Mathews was one of many piano players who performed for his friend Gospel Singer Calvin Newton’s birthday celebration in Fort Oglethorpe.

Watch video by Ben Cagle here.

In addition to the Gospel Music Piano Roll of Honor, Mathews received the Living Legend Award of Gospel Music.

Mathews said he didn’t have any special mentors but was influenced by some other Gospel pianists, Rudy Atwood, Jackie Marshall, Wally Varner, Hovie Lister, Jack Clark, Sue Gray, Ginger Laxton, Henry Slaughter, Darrell Stewart, Roger Bennett and Anthony Burger among others. “We all had a little different style but our objective was the same, playing the music of the Master,” said Mathews.

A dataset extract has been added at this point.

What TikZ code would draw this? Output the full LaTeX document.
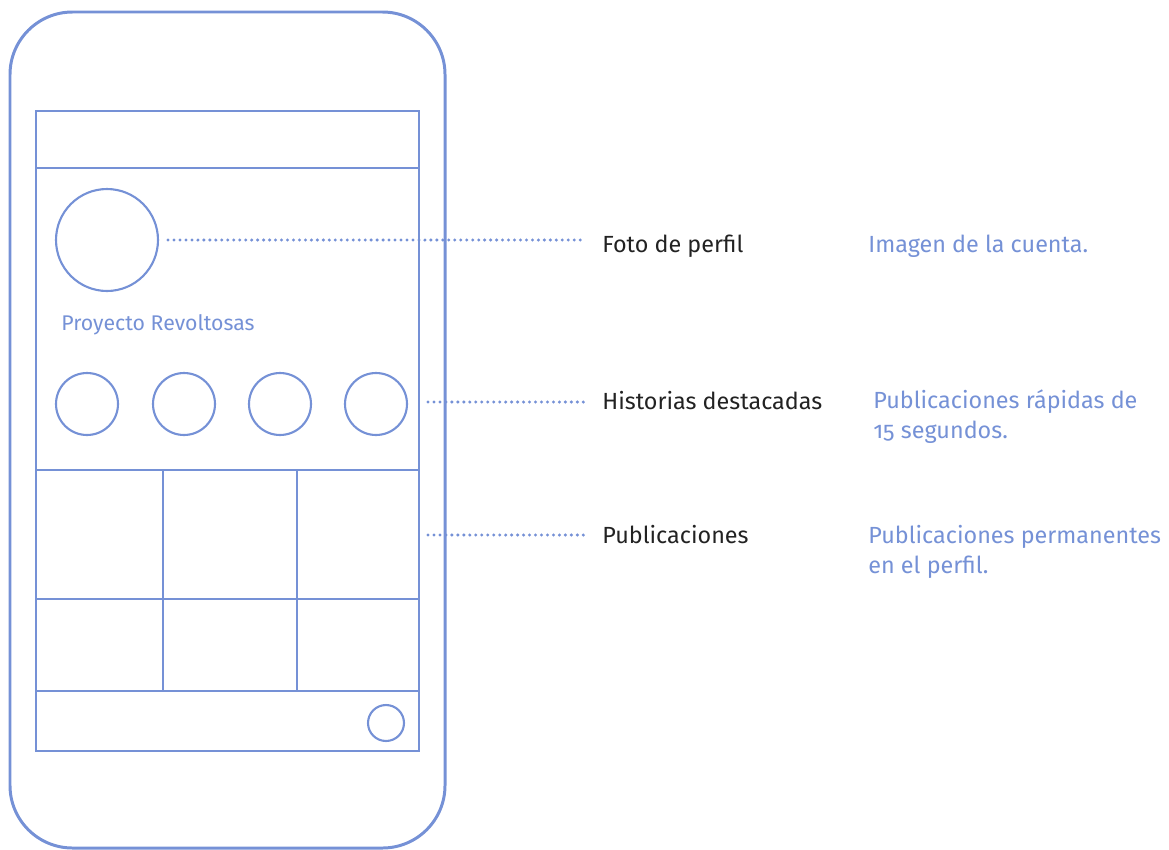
\documentclass[tikz,border=0pt]{standalone}
\usepackage{fontspec}
\setmainfont{Fira Sans}[Numbers=OldStyle]
\definecolor{phoneblue}{RGB}{117,145,214}
\definecolor{inkgray}{RGB}{34,34,34}
\tikzset{
  screenline/.style={phoneblue, line width=1.5pt},
  ring/.style={circle, draw=phoneblue, line width=1.2pt, inner sep=0pt},
  guide/.style={phoneblue, line width=1.9pt, line cap=round, dash pattern=on 0pt off 3.4pt},
  itemtext/.style={inkgray, inner sep=0pt, anchor=base west, font=\fontsize{13.3}{17}\selectfont},
  notetext/.style={phoneblue, inner sep=0pt, anchor=base west, align=left, font=\fontsize{13.3}{17}\selectfont}
}
\begin{document}
\begin{tikzpicture}[x=0.02cm, y=-0.02cm]
    \useasboundingbox (0,0) rectangle (1169,849);
    % phone body and screen
    \draw[phoneblue, line width=1.7pt, rounded corners=1.25cm] (10,12) rectangle (445,848);
    \draw[screenline] (36,111) rectangle (419,751);
    \draw[screenline] (36,168) -- (419,168);
    \draw[screenline] (36,470) -- (419,470);
    \draw[screenline] (36,599) -- (419,599);
    \draw[screenline] (36,691) -- (419,691);
    \draw[screenline] (163,470) -- (163,691);
    \draw[screenline] (297,470) -- (297,691);

    \node[ring, minimum size=2.04cm] (foto) at (107,240) {};
    \foreach \i/\x in {1/87, 2/184, 3/280, 4/376}
        \node[ring, minimum size=1.24cm] (hist\i) at (\x,404) {};
    \node[ring, minimum size=0.72cm] (boton) at (386,723) {};
    \node[notetext, font=\fontsize{12.1}{17}\selectfont] (cuenta) at (61,330) {Proyecto Revoltosas};

    % labels
    \node[itemtext] (lfoto) at (602,252) {Foto de perfil};
    \node[itemtext] (lhist) at (602,409) {Historias destacadas};
    \node[itemtext] (lpub) at (602,543) {Publicaciones};

    % base of a two-line note sits on its last line
    \node[notetext] (nfoto) at (868,252) {Imagen de la cuenta.};
    \node[notetext] (nhist) at (873,438) {Publicaciones rápidas de\\15 segundos.};
    \node[notetext] (npub) at (868,573) {Publicaciones permanentes\\en el perfil.};

    \coordinate (hstart) at (428,402);
    \coordinate (pstart) at (428,535);
    \draw[guide] ([xshift=0.18cm]foto.east) -- ([xshift=-0.34cm]lfoto.west |- foto.east);
    \draw[guide] (hstart) -- ([xshift=-0.34cm]lhist.west |- hstart);
    \draw[guide] (pstart) -- ([xshift=-0.34cm]lpub.west |- pstart);
\end{tikzpicture}
\end{document}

The humble piano player was a guest on the “Hey Earl radio program” many times and would bring his keyboard to the studio and play listener requests; “They never could stump Dickie Mathews,” the host said.

Hamilton County Trustee Bill Hullander has held Gospel singings at his farm over the past 30 years and looked forward to Mathews coming and playing the piano. Hullander said, “Dick was the one of the best and probably never got the credit he deserved for spreading the Gospel through his piano music. Linda and I still miss him today, but know we’ll see him again someday because of our faith in Jesus Christ.”

Mathews was presented the “Distinguished Citizen Award for Hamilton County” by Commission Chairman Curtis Adams. In making that citizen presentation, Chairman Adams said, “There will never be another Dickie Mathews; he was the best of the best, a real Chattanooga piano treasure.”